Commander of the Greek forces
Occupation: Military officer
1784-1873
He visited Greece for the first time as a 16-year-old ensign in 1800 and wrote home: ‘The Greeks, who are slaves to the Turks and are Christians, are … a brave, honest, open generous people, continually making us presents of fruit’
More Greek than the Greeks
Sir Richard Church was an Irish military officer in the British Army and commander of the Greek forces during the last stages of the Greek War of Independence after 1827. After Greek independence, he became a general in the Hellenic Army and a member of the Greek Senate. The rising of the Greeks against the Turks, which began at this time, had his full sympathy from the first. In 1827 he took the honorable but unfortunate step of accepting the commandership-in-chief of the Greek army. At that point of anarchy and indiscipline to which they had now fallen, the Greeks could no longer form an efficient army, and could look for salvation only to foreign intervention. Sir Richard Church, who landed in March, was sworn commander in chief on 15 April 1827. But he could not secure loyal co-operation or obedience. The rout of his army in an attempt to relieve the acropolis of Athens, then besieged by the Ottomans, proved that it was incapable of conducting regular operations.

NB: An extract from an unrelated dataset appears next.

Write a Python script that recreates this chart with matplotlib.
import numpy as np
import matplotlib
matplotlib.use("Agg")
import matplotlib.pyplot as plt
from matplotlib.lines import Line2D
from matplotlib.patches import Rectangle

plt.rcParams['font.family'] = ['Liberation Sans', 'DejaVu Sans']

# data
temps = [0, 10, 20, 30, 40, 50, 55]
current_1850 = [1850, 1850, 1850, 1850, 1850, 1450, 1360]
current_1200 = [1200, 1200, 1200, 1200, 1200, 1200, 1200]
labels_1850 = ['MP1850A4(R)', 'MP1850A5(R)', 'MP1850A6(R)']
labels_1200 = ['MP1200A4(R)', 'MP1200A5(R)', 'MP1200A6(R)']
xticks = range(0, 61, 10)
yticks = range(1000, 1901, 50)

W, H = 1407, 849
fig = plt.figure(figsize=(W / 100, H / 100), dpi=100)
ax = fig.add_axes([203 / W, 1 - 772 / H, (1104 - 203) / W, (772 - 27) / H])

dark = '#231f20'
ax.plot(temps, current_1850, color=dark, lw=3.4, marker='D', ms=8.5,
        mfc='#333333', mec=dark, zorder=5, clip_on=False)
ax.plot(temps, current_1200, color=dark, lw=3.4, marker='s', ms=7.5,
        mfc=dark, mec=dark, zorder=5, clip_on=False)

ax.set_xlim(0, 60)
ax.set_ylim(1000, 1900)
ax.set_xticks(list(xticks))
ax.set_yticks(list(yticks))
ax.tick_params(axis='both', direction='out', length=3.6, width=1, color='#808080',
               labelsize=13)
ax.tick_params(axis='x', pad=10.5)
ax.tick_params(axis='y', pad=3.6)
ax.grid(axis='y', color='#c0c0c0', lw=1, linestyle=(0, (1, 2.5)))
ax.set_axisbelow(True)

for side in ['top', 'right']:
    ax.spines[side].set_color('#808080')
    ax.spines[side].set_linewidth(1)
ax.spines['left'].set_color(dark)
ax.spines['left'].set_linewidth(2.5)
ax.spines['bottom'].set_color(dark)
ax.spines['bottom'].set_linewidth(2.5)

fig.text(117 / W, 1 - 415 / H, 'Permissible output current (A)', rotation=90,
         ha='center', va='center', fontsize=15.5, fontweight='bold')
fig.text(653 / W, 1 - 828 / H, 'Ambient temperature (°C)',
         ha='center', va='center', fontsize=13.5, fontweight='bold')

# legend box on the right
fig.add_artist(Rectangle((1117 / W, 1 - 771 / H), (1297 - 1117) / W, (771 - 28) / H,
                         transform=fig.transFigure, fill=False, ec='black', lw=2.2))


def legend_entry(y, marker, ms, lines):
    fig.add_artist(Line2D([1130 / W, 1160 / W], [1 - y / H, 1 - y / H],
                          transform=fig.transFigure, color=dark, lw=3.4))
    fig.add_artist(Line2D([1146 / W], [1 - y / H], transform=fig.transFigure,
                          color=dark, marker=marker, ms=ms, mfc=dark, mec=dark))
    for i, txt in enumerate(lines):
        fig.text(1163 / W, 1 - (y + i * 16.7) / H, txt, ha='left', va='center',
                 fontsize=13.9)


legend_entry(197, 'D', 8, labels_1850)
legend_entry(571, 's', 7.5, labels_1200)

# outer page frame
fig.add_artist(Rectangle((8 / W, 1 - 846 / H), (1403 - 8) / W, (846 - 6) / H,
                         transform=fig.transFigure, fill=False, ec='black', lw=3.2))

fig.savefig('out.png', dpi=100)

The acropolis capitulated, and Sir Richard turned to partisan warfare in western Greece. After the Battle of Navarino, and during the Capodistrias period, he was placed commander-in-chief of the Greek regular forces in Central Greece, together with Demetrios Ypsilantis. He lived for the rest of his life in Greece.
He died after an illness and he was buried at the First Cemetery of Athens at public expense on 27 March 1873. The funeral monument is at the First Cemetery of Athens, opposite the Church of St. Lazarus, and it has an inscription in English on the front and Greek on the back.